* _Exercise instructions_
Reproduce nothing but the lines from the start of the material through the line that includes "rotate=#3] (-45:#2) arc", both ends included, and omit every picture.

◇ ◇ ◇ ◇ ◇

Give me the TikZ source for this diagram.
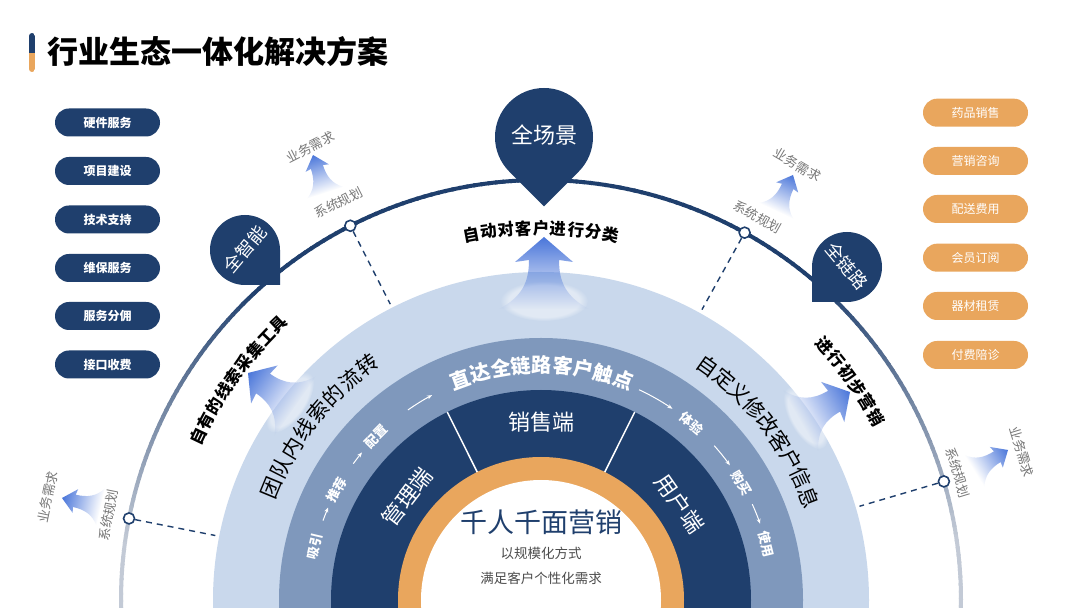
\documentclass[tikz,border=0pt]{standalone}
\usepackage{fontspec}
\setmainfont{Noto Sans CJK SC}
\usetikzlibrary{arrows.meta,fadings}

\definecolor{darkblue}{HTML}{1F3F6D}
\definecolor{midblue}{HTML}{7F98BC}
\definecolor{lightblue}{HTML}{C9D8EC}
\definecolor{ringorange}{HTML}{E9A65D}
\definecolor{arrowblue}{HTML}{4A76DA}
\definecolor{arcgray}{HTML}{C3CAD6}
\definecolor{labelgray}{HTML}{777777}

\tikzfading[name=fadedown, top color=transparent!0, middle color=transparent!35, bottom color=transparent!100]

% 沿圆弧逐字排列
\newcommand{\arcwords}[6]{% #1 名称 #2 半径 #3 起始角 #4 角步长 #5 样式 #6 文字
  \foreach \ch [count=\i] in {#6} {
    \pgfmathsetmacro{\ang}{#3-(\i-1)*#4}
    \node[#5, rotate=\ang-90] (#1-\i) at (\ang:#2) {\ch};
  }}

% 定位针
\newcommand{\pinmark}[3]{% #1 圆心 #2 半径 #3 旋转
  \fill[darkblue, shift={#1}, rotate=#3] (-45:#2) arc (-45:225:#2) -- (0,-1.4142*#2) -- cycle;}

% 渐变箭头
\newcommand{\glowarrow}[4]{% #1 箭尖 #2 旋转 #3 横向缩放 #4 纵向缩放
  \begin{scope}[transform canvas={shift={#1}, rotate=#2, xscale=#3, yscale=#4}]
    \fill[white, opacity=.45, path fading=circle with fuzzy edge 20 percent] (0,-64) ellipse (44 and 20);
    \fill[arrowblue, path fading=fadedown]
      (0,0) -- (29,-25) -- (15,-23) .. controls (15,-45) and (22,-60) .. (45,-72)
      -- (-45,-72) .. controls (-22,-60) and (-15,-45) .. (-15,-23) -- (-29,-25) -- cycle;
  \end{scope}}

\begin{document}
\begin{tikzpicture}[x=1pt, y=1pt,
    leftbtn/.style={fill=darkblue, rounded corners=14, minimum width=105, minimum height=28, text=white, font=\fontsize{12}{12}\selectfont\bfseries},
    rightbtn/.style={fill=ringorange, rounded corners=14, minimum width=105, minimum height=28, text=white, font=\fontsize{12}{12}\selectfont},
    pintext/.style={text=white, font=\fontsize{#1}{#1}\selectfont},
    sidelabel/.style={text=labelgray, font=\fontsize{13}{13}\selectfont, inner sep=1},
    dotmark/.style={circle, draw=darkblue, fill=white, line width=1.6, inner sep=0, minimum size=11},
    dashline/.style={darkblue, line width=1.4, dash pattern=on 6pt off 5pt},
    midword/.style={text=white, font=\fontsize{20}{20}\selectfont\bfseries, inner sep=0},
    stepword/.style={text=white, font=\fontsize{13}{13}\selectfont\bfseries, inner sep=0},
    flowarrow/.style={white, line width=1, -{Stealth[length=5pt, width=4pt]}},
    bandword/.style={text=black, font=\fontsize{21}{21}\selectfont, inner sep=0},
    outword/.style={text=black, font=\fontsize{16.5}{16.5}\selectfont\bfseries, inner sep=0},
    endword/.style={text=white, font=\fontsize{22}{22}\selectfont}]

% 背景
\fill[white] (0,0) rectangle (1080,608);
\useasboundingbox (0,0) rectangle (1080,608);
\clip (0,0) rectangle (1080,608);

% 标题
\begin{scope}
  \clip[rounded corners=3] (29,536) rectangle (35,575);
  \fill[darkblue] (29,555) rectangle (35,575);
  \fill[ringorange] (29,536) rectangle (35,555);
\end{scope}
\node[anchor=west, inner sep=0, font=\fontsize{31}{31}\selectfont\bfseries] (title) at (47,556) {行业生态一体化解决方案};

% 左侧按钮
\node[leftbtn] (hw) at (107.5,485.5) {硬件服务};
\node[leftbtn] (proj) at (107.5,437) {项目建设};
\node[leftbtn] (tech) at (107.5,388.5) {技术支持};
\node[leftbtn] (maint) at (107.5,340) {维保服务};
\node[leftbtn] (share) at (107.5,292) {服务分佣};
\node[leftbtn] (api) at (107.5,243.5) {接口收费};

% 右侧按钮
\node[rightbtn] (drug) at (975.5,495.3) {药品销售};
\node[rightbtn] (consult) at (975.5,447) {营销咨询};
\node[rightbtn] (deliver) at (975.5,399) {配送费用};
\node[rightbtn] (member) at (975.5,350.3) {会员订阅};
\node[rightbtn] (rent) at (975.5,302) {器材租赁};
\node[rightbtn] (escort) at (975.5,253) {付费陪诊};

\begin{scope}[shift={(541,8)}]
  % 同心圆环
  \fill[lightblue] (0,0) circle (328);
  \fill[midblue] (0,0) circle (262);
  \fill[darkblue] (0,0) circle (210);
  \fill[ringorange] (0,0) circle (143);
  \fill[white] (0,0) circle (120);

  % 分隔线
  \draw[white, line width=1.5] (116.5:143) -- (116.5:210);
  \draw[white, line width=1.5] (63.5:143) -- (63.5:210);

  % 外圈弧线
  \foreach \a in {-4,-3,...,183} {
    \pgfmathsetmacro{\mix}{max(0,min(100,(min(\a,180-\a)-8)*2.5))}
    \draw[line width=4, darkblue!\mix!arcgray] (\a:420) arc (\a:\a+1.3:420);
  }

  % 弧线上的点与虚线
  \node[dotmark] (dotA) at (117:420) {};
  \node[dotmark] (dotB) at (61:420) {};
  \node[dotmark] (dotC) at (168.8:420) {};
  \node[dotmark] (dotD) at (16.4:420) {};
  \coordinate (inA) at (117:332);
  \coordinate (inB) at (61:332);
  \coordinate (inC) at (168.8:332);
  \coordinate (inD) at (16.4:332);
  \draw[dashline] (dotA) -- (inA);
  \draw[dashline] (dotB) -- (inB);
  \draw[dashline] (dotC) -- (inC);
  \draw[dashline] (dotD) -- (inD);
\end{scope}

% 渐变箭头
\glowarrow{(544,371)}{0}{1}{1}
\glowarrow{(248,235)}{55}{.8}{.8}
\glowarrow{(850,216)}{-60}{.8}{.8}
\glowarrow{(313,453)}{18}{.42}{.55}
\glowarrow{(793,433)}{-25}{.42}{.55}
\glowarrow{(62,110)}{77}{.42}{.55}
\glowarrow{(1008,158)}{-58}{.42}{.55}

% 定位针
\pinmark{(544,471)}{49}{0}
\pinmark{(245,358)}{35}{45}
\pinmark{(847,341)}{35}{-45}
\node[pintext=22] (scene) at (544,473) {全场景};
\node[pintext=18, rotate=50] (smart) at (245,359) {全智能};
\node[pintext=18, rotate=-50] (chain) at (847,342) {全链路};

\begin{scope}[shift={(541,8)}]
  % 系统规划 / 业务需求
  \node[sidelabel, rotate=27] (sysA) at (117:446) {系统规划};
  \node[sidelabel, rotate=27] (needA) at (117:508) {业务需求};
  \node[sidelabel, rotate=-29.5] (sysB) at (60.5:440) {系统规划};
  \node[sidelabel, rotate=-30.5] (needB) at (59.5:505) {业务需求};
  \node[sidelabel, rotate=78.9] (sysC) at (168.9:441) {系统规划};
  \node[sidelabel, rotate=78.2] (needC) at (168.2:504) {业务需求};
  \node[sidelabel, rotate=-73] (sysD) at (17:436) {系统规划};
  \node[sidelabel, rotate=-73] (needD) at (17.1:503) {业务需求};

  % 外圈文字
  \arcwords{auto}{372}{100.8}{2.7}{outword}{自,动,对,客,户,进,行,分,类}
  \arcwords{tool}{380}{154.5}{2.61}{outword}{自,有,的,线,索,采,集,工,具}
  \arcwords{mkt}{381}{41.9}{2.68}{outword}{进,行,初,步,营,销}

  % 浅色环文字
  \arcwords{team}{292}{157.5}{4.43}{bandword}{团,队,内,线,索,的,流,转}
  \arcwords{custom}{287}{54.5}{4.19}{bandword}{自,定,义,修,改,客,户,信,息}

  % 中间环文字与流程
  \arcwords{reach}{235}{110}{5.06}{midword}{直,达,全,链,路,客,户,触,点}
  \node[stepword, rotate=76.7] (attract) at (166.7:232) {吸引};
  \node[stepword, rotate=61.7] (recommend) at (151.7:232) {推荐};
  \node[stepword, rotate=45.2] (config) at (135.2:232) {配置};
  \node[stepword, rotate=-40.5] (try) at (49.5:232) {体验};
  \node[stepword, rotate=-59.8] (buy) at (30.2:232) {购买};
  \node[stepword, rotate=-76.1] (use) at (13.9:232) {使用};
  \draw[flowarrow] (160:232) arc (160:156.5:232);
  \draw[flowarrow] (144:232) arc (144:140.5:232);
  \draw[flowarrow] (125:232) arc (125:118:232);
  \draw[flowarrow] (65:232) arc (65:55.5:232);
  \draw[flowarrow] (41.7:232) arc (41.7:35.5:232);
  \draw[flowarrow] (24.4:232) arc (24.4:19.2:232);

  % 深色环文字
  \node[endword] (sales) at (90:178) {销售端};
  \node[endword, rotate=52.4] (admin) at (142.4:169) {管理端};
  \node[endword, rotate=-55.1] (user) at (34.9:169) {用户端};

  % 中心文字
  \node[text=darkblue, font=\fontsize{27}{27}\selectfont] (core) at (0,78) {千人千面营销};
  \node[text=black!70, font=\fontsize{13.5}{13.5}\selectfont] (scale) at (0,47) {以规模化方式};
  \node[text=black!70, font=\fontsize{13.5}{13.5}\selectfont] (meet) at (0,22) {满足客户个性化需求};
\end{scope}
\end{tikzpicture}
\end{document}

◇ ◇ ◇ ◇ ◇

* _Answer to the task_
Give me the TikZ source for this diagram.
\documentclass[tikz,border=0pt]{standalone}
\usepackage{fontspec}
\setmainfont{Noto Sans CJK SC}
\usetikzlibrary{arrows.meta,fadings}

\definecolor{darkblue}{HTML}{1F3F6D}
\definecolor{midblue}{HTML}{7F98BC}
\definecolor{lightblue}{HTML}{C9D8EC}
\definecolor{ringorange}{HTML}{E9A65D}
\definecolor{arrowblue}{HTML}{4A76DA}
\definecolor{arcgray}{HTML}{C3CAD6}
\definecolor{labelgray}{HTML}{777777}

\tikzfading[name=fadedown, top color=transparent!0, middle color=transparent!35, bottom color=transparent!100]

% 沿圆弧逐字排列
\newcommand{\arcwords}[6]{% #1 名称 #2 半径 #3 起始角 #4 角步长 #5 样式 #6 文字
  \foreach \ch [count=\i] in {#6} {
    \pgfmathsetmacro{\ang}{#3-(\i-1)*#4}
    \node[#5, rotate=\ang-90] (#1-\i) at (\ang:#2) {\ch};
  }}

% 定位针
\newcommand{\pinmark}[3]{% #1 圆心 #2 半径 #3 旋转
  \fill[darkblue, shift={#1}, rotate=#3] (-45:#2) arc (-45:225:#2) -- (0,-1.4142*#2) -- cycle;}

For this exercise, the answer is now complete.